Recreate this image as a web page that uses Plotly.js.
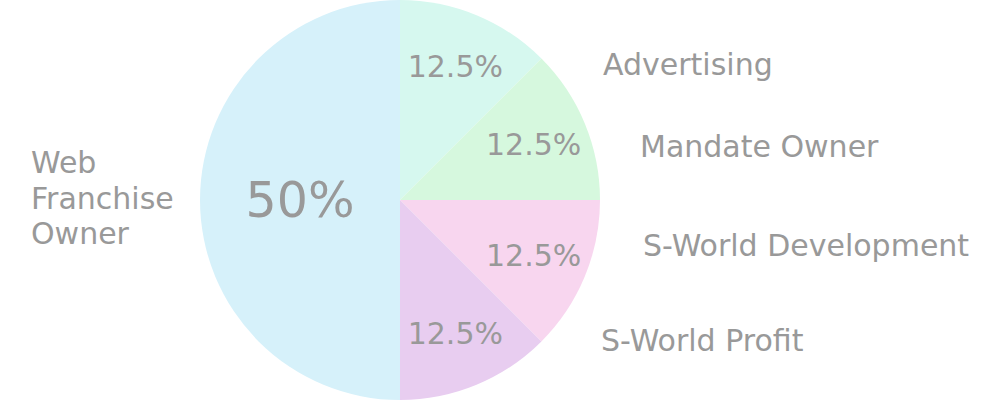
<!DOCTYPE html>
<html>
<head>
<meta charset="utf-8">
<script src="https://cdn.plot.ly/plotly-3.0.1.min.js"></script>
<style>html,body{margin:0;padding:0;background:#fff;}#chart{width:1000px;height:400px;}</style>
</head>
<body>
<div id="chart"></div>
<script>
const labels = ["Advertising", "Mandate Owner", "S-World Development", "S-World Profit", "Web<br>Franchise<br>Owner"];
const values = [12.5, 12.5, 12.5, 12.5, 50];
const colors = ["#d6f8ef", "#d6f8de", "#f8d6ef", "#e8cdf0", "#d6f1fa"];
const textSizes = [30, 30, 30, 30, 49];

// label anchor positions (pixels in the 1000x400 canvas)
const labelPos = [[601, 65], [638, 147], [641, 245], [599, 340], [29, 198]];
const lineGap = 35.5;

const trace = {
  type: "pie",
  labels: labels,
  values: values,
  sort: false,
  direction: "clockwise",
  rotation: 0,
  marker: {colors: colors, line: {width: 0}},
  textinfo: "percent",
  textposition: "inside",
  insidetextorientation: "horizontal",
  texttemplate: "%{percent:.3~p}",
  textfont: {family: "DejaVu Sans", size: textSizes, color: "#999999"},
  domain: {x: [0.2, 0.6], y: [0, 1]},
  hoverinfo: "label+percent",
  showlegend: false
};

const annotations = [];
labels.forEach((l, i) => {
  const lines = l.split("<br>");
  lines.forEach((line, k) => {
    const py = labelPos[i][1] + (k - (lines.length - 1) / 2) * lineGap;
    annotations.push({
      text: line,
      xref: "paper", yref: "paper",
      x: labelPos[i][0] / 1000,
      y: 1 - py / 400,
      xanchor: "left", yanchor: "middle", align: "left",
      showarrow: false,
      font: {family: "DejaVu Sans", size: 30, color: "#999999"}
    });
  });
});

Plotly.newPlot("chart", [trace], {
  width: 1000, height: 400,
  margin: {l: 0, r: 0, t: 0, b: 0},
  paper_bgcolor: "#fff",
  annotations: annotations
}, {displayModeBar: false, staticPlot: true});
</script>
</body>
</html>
******************************
# PROBLEM TO WORK ON:
Copy the whole listing above word for word but do not carry over the pictures.

# WRITTEN SOLUTION:
Recreate this image as a web page that uses Plotly.js.
<!DOCTYPE html>
<html>
<head>
<meta charset="utf-8">
<script src="https://cdn.plot.ly/plotly-3.0.1.min.js"></script>
<style>html,body{margin:0;padding:0;background:#fff;}#chart{width:1000px;height:400px;}</style>
</head>
<body>
<div id="chart"></div>
<script>
const labels = ["Advertising", "Mandate Owner", "S-World Development", "S-World Profit", "Web<br>Franchise<br>Owner"];
const values = [12.5, 12.5, 12.5, 12.5, 50];
const colors = ["#d6f8ef", "#d6f8de", "#f8d6ef", "#e8cdf0", "#d6f1fa"];
const textSizes = [30, 30, 30, 30, 49];

// label anchor positions (pixels in the 1000x400 canvas)
const labelPos = [[601, 65], [638, 147], [641, 245], [599, 340], [29, 198]];
const lineGap = 35.5;

const trace = {
  type: "pie",
  labels: labels,
  values: values,
  sort: false,
  direction: "clockwise",
  rotation: 0,
  marker: {colors: colors, line: {width: 0}},
  textinfo: "percent",
  textposition: "inside",
  insidetextorientation: "horizontal",
  texttemplate: "%{percent:.3~p}",
  textfont: {family: "DejaVu Sans", size: textSizes, color: "#999999"},
  domain: {x: [0.2, 0.6], y: [0, 1]},
  hoverinfo: "label+percent",
  showlegend: false
};

const annotations = [];
labels.forEach((l, i) => {
  const lines = l.split("<br>");
  lines.forEach((line, k) => {
    const py = labelPos[i][1] + (k - (lines.length - 1) / 2) * lineGap;
    annotations.push({
      text: line,
      xref: "paper", yref: "paper",
      x: labelPos[i][0] / 1000,
      y: 1 - py / 400,
      xanchor: "left", yanchor: "middle", align: "left",
      showarrow: false,
      font: {family: "DejaVu Sans", size: 30, color: "#999999"}
    });
  });
});

Plotly.newPlot("chart", [trace], {
  width: 1000, height: 400,
  margin: {l: 0, r: 0, t: 0, b: 0},
  paper_bgcolor: "#fff",
  annotations: annotations
}, {displayModeBar: false, staticPlot: true});
</script>
</body>
</html>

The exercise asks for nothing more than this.